## Exercise task
Could every line of the data be printed exactly as it reads?

——

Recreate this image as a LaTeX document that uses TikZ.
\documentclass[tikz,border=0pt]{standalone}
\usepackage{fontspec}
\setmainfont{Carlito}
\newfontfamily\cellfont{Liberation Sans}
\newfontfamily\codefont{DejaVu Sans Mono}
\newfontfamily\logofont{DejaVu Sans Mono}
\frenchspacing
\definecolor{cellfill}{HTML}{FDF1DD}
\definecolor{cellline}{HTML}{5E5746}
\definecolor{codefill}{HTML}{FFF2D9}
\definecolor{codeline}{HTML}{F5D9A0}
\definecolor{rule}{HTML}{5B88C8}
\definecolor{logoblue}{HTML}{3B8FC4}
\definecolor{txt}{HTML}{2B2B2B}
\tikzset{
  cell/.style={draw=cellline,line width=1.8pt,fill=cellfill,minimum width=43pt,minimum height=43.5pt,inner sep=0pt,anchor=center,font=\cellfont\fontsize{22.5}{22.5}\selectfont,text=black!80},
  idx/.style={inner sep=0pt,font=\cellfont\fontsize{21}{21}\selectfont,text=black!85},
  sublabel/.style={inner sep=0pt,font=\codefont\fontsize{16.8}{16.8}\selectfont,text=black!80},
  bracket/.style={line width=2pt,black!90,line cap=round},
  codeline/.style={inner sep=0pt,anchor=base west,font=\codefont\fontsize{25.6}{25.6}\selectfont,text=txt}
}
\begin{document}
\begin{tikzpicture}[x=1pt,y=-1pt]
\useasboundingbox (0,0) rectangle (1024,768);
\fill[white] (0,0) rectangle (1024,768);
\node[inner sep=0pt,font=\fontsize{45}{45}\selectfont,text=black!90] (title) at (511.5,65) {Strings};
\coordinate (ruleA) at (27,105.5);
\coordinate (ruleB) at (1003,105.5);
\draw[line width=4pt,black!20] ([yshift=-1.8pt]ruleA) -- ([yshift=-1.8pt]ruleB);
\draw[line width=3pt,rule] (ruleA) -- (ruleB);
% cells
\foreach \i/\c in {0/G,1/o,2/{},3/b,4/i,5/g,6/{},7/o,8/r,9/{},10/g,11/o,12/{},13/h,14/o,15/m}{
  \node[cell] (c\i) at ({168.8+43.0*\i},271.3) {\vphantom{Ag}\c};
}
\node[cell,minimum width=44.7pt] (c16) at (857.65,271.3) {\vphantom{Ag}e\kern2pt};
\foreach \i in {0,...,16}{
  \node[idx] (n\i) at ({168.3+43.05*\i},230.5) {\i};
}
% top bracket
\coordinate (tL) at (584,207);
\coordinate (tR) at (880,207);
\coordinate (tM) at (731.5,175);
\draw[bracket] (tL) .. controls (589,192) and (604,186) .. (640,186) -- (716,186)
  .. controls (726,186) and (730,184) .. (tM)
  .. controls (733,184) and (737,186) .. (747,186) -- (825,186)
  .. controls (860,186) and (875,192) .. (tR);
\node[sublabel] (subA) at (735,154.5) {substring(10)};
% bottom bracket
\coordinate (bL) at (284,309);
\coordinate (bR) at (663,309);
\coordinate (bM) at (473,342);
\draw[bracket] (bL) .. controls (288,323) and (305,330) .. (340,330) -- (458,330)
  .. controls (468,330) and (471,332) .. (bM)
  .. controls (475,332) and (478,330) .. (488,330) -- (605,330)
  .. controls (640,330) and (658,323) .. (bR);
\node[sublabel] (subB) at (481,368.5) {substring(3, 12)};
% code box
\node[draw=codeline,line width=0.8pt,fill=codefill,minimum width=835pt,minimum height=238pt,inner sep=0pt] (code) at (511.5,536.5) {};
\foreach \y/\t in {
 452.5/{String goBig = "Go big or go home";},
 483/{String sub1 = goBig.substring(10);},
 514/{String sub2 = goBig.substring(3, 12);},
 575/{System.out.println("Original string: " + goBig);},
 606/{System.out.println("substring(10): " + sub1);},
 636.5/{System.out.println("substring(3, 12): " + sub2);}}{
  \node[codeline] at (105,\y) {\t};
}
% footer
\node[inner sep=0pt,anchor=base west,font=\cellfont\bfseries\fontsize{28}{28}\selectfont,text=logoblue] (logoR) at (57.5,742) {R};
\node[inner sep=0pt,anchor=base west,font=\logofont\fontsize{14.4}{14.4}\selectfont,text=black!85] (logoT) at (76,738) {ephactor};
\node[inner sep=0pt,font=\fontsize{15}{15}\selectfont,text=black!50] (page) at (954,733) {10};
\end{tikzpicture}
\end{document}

——

## The result
Recreate this image as a LaTeX document that uses TikZ.
\documentclass[tikz,border=0pt]{standalone}
\usepackage{fontspec}
\setmainfont{Carlito}
\newfontfamily\cellfont{Liberation Sans}
\newfontfamily\codefont{DejaVu Sans Mono}
\newfontfamily\logofont{DejaVu Sans Mono}
\frenchspacing
\definecolor{cellfill}{HTML}{FDF1DD}
\definecolor{cellline}{HTML}{5E5746}
\definecolor{codefill}{HTML}{FFF2D9}
\definecolor{codeline}{HTML}{F5D9A0}
\definecolor{rule}{HTML}{5B88C8}
\definecolor{logoblue}{HTML}{3B8FC4}
\definecolor{txt}{HTML}{2B2B2B}
\tikzset{
  cell/.style={draw=cellline,line width=1.8pt,fill=cellfill,minimum width=43pt,minimum height=43.5pt,inner sep=0pt,anchor=center,font=\cellfont\fontsize{22.5}{22.5}\selectfont,text=black!80},
  idx/.style={inner sep=0pt,font=\cellfont\fontsize{21}{21}\selectfont,text=black!85},
  sublabel/.style={inner sep=0pt,font=\codefont\fontsize{16.8}{16.8}\selectfont,text=black!80},
  bracket/.style={line width=2pt,black!90,line cap=round},
  codeline/.style={inner sep=0pt,anchor=base west,font=\codefont\fontsize{25.6}{25.6}\selectfont,text=txt}
}
\begin{document}
\begin{tikzpicture}[x=1pt,y=-1pt]
\useasboundingbox (0,0) rectangle (1024,768);
\fill[white] (0,0) rectangle (1024,768);
\node[inner sep=0pt,font=\fontsize{45}{45}\selectfont,text=black!90] (title) at (511.5,65) {Strings};
\coordinate (ruleA) at (27,105.5);
\coordinate (ruleB) at (1003,105.5);
\draw[line width=4pt,black!20] ([yshift=-1.8pt]ruleA) -- ([yshift=-1.8pt]ruleB);
\draw[line width=3pt,rule] (ruleA) -- (ruleB);
% cells
\foreach \i/\c in {0/G,1/o,2/{},3/b,4/i,5/g,6/{},7/o,8/r,9/{},10/g,11/o,12/{},13/h,14/o,15/m}{
  \node[cell] (c\i) at ({168.8+43.0*\i},271.3) {\vphantom{Ag}\c};
}
\node[cell,minimum width=44.7pt] (c16) at (857.65,271.3) {\vphantom{Ag}e\kern2pt};
\foreach \i in {0,...,16}{
  \node[idx] (n\i) at ({168.3+43.05*\i},230.5) {\i};
}
% top bracket
\coordinate (tL) at (584,207);
\coordinate (tR) at (880,207);
\coordinate (tM) at (731.5,175);
\draw[bracket] (tL) .. controls (589,192) and (604,186) .. (640,186) -- (716,186)
  .. controls (726,186) and (730,184) .. (tM)
  .. controls (733,184) and (737,186) .. (747,186) -- (825,186)
  .. controls (860,186) and (875,192) .. (tR);
\node[sublabel] (subA) at (735,154.5) {substring(10)};
% bottom bracket
\coordinate (bL) at (284,309);
\coordinate (bR) at (663,309);
\coordinate (bM) at (473,342);
\draw[bracket] (bL) .. controls (288,323) and (305,330) .. (340,330) -- (458,330)
  .. controls (468,330) and (471,332) .. (bM)
  .. controls (475,332) and (478,330) .. (488,330) -- (605,330)
  .. controls (640,330) and (658,323) .. (bR);
\node[sublabel] (subB) at (481,368.5) {substring(3, 12)};
% code box
\node[draw=codeline,line width=0.8pt,fill=codefill,minimum width=835pt,minimum height=238pt,inner sep=0pt] (code) at (511.5,536.5) {};
\foreach \y/\t in {
 452.5/{String goBig = "Go big or go home";},
 483/{String sub1 = goBig.substring(10);},
 514/{String sub2 = goBig.substring(3, 12);},
 575/{System.out.println("Original string: " + goBig);},
 606/{System.out.println("substring(10): " + sub1);},
 636.5/{System.out.println("substring(3, 12): " + sub2);}}{
  \node[codeline] at (105,\y) {\t};
}
% footer
\node[inner sep=0pt,anchor=base west,font=\cellfont\bfseries\fontsize{28}{28}\selectfont,text=logoblue] (logoR) at (57.5,742) {R};
\node[inner sep=0pt,anchor=base west,font=\logofont\fontsize{14.4}{14.4}\selectfont,text=black!85] (logoT) at (76,738) {ephactor};
\node[inner sep=0pt,font=\fontsize{15}{15}\selectfont,text=black!50] (page) at (954,733) {10};
\end{tikzpicture}
\end{document}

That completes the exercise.